JABAR EKSPRES – Jaksa Agung Muda Tindak Pidana Khusus Kejaksaan Agung (Jampidsus Kejagung) telah menetapkan Budi Said (BS), yang dikenal sebagai “crazy rich” asal Surabaya, sebagai tersangka dalam kasus dugaan pemufakatan jahat dalam jual beli emas ANTAM.
Budi Said ditahan di Rutan Salemba cabang Kejaksaan Agung setelah menjalani pemeriksaan di Gedung Bundar (Jampidsus) Jakarta.
“Berdasarkan hasil pemeriksaan secara intensif, hari ini kita naikkan status yang bersangkutan sebagai tersangka,” kata Direktur Penyidikan (Dirdik) pada Jampidsus Kejaksaan Agung, Kuntadi.
Menurut Direktur Penyidikan pada Jampidsus Kejaksaan Agung, Kuntadi, kasus ini terjadi antara bulan Maret hingga November 2018. Budi Said, bersama dengan beberapa orang, diduga melakukan pemufakatan jahat dan merekayasa transaksi jual beli emas.
“Beberapa nama tersebut merupakan karyawan PT ANTAM,” ujar Kuntadi.
Baca Juga: Akibat Dendam, Ayah dan Anak Lakukan Pembacokan di Majalaya
Kuntadi menjelaskan bahwa mereka menetapkan harga jual di bawah harga yang telah ditetapkan oleh PT ANTAM, dengan alasan adanya potongan harga dari perusahaan tersebut, meskipun PT ANTAM sebenarnya tidak melakukan diskon.
Untuk menutupi transaksi ilegal ini, Budi Said dan rekan-rekannya menggunakan pola transaksi di luar mekanisme yang telah ditetapkan oleh PT ANTAM. Hal ini mengakibatkan PT ANTAM tidak dapat mengontrol jumlah logam mulia dan uang yang ditransaksikan, menyebabkan adanya selisih yang besar antara jumlah uang yang diberikan tersangka dan logam mulia yang diserahkan.
“Akibat adanya selisih tersebut, untuk menutupinya, pelaku kemudian membuat surat yang diduga palsu yang pada intinya membuat seolah-olah transaksi telah dilakukan dan benar bahwa PT ANTAM mengalami kekurangan dalam penyerahan logam mulia,” ucap Kuntadi.

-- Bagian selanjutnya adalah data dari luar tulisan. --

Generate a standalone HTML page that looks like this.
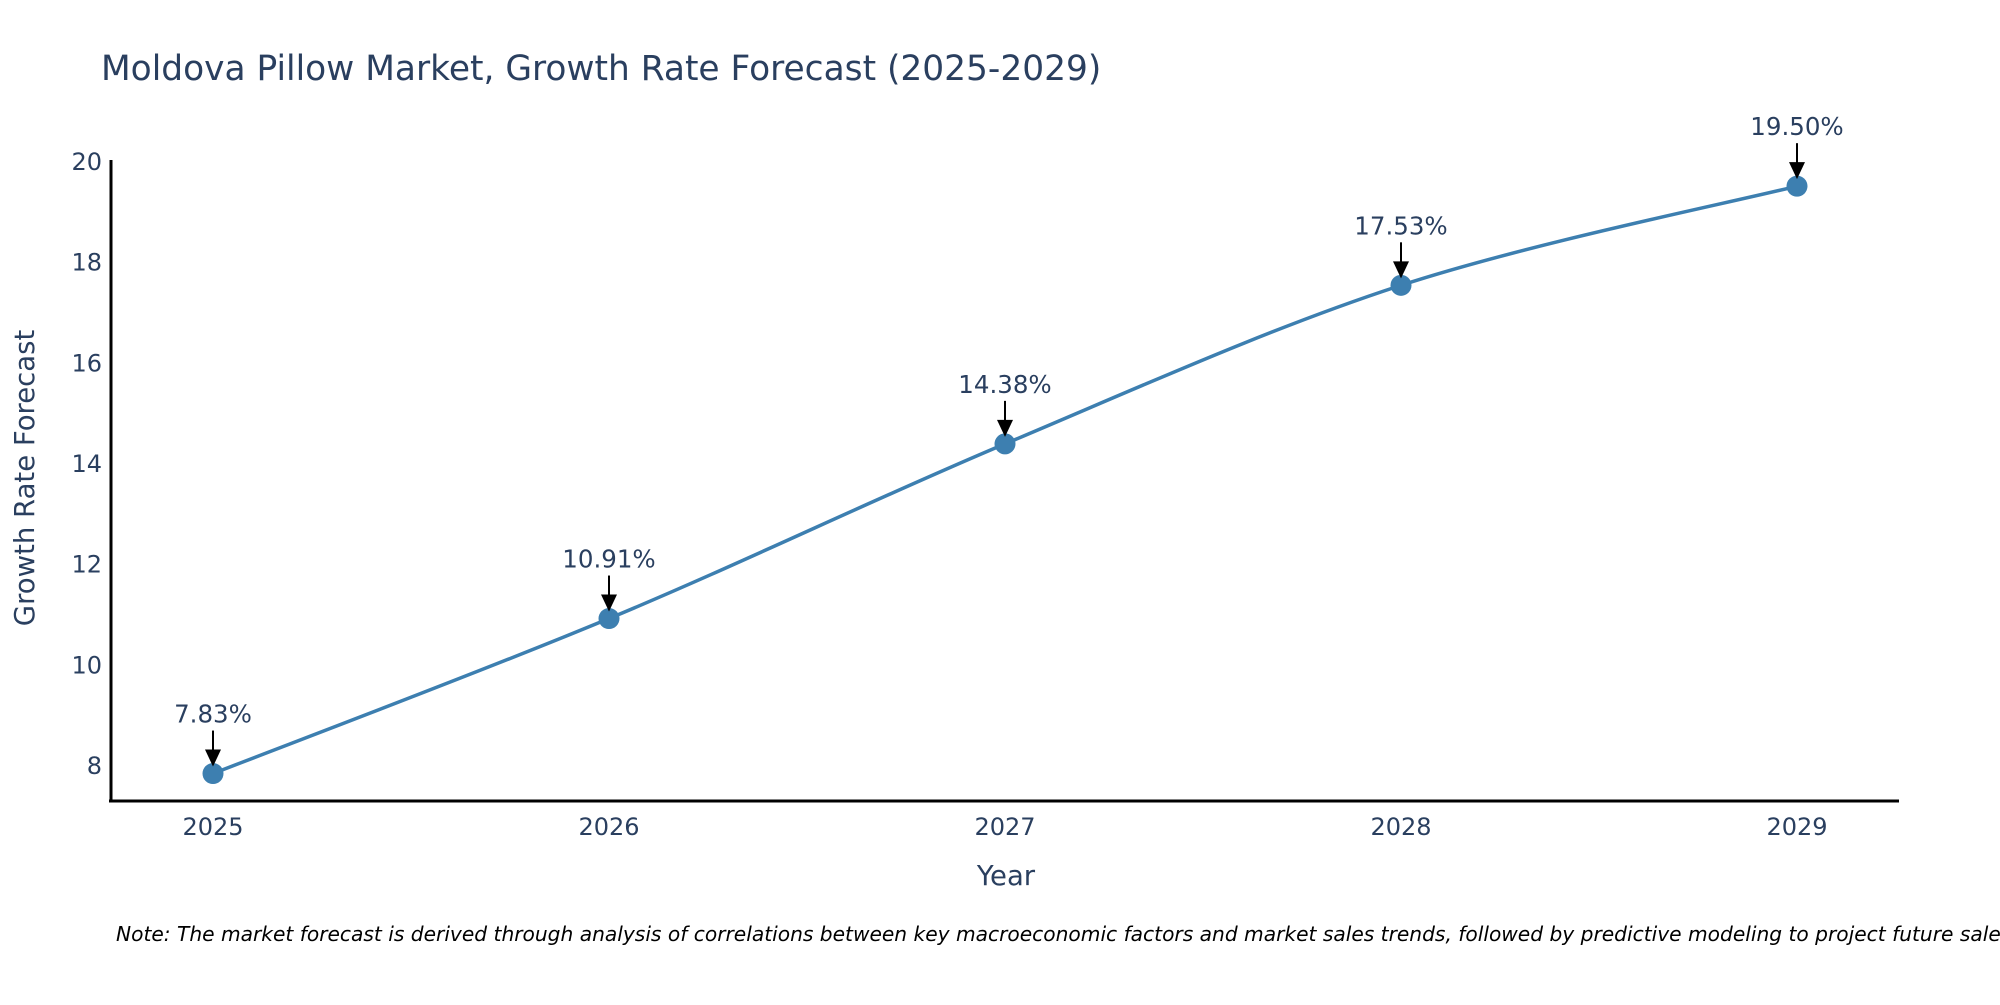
<!DOCTYPE html>
<html><head><meta charset="utf-8"><style>
body{margin:0;background:#fff;}
svg text{font-family:"DejaVu Sans","Liberation Sans",sans-serif;fill:#2a3f5f;}
</style></head><body>
<svg id="chart" width="2000" height="1000" viewBox="0 0 2000 1000" xmlns="http://www.w3.org/2000/svg">
<text x="101" y="80" font-size="34.4">Moldova Pillow Market, Growth Rate Forecast (2025-2029)</text>
<g id="yticks"></g>
<g id="xticks"></g>
<line x1="111" y1="160" x2="111" y2="802" stroke="#000" stroke-width="3"/>
<line x1="109" y1="801" x2="1899" y2="801" stroke="#000" stroke-width="3"/>
<text x="0" y="0" font-size="27.5" text-anchor="middle" transform="translate(34,478) rotate(-90)">Growth Rate Forecast</text>
<text x="1006" y="885" font-size="27.5" text-anchor="middle">Year</text>
<g id="series"></g>
<g id="annots"></g>
<text x="116" y="941" font-size="20.2" font-style="italic" style="fill:#000">Note: The market forecast is derived through analysis of correlations between key macroeconomic factors and market sales trends, followed by predictive modeling to project future sales.</text>
</svg>
<script>
const years = [2025, 2026, 2027, 2028, 2029];
const growthValues = [7.83, 10.91, 14.38, 17.53, 19.50];
const valueLabels = ["7.83%", "10.91%", "14.38%", "17.53%", "19.50%"];
const yTickValues = [8, 10, 12, 14, 16, 18, 20];

const NS = "http://www.w3.org/2000/svg";
function xScale(yr){ return 213 + (yr - 2025) * (1797 - 213) / 4; }
function yScale(v){ return 765 - (v - 8) * (765 - 161) / 12; }
function mk(tag, attrs, parent){ const e=document.createElementNS(NS,tag); for(const k in attrs) e.setAttribute(k,attrs[k]); parent.appendChild(e); return e; }

const yt = document.getElementById('yticks');
yTickValues.forEach(v=>{
  const t = mk('text',{x:102,y:yScale(v)+9,'font-size':24,'text-anchor':'end'},yt);
  
  
  t.textContent = v;
});
const xt = document.getElementById('xticks');
years.forEach(y=>{
  const t = mk('text',{x:xScale(y),y:835,'font-size':24,'text-anchor':'middle'},xt);
  
  
  t.textContent = y;
});

const pts = years.map((y,i)=>[xScale(y), yScale(growthValues[i])]);
let d = `M${pts[0][0]},${pts[0][1]}`;
for(let i=0;i<pts.length-1;i++){
  const p0=pts[Math.max(0,i-1)], p1=pts[i], p2=pts[i+1], p3=pts[Math.min(pts.length-1,i+2)];
  const s=1/3;
  const c1=[p1[0]+(p2[0]-p0[0])*s/2, p1[1]+(p2[1]-p0[1])*s/2];
  const c2=[p2[0]-(p3[0]-p1[0])*s/2, p2[1]-(p3[1]-p1[1])*s/2];
  d += ` C${c1[0]},${c1[1]} ${c2[0]},${c2[1]} ${p2[0]},${p2[1]}`;
}
const g = document.getElementById('series');
const line = mk('path',{d:d,fill:'none',stroke:'#3d7fb0','stroke-width':3.5},g);


pts.forEach((p,i)=>{
  const c = mk('circle',{cx:p[0],cy:p[1],r:10.5,fill:'#3d7fb0'},g);
  
  
});

const an = document.getElementById('annots');
pts.forEach((p,i)=>{
  const x=p[0], y=p[1];
  const l = mk('line',{x1:x,y1:y-43,x2:x,y2:y-22,stroke:'#000','stroke-width':2},an);
  
  
  const h = mk('polygon',{points:`${x-8},${y-24} ${x+8},${y-24} ${x},${y-7}`,fill:'#000'},an);
  
  
  const t = mk('text',{x:x,y:y-51,'font-size':24.5,'text-anchor':'middle'},an);
  
  
  t.textContent = valueLabels[i];
});
</script>
</body></html>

Kuntadi mengungkapkan bahwa tersangka dan oknum-oknum tersebut juga membuat surat palsu yang membuat seolah-olah transaksi telah dilakukan dan PT ANTAM mengalami kekurangan dalam penyerahan logam mulia.
Akibat tindakan curang ini, PT ANTAM mengalami kerugian sebesar 1,136 ton logam mulia atau sekitar Rp1,1 triliun. Kasus ini ditangani oleh Jampidsus sejak Desember 2023 dan Kepala Pusat Penerangan Hukum Kejaksaan Agung, Ketut Sumedana, menyebutnya sebagai kasus baru.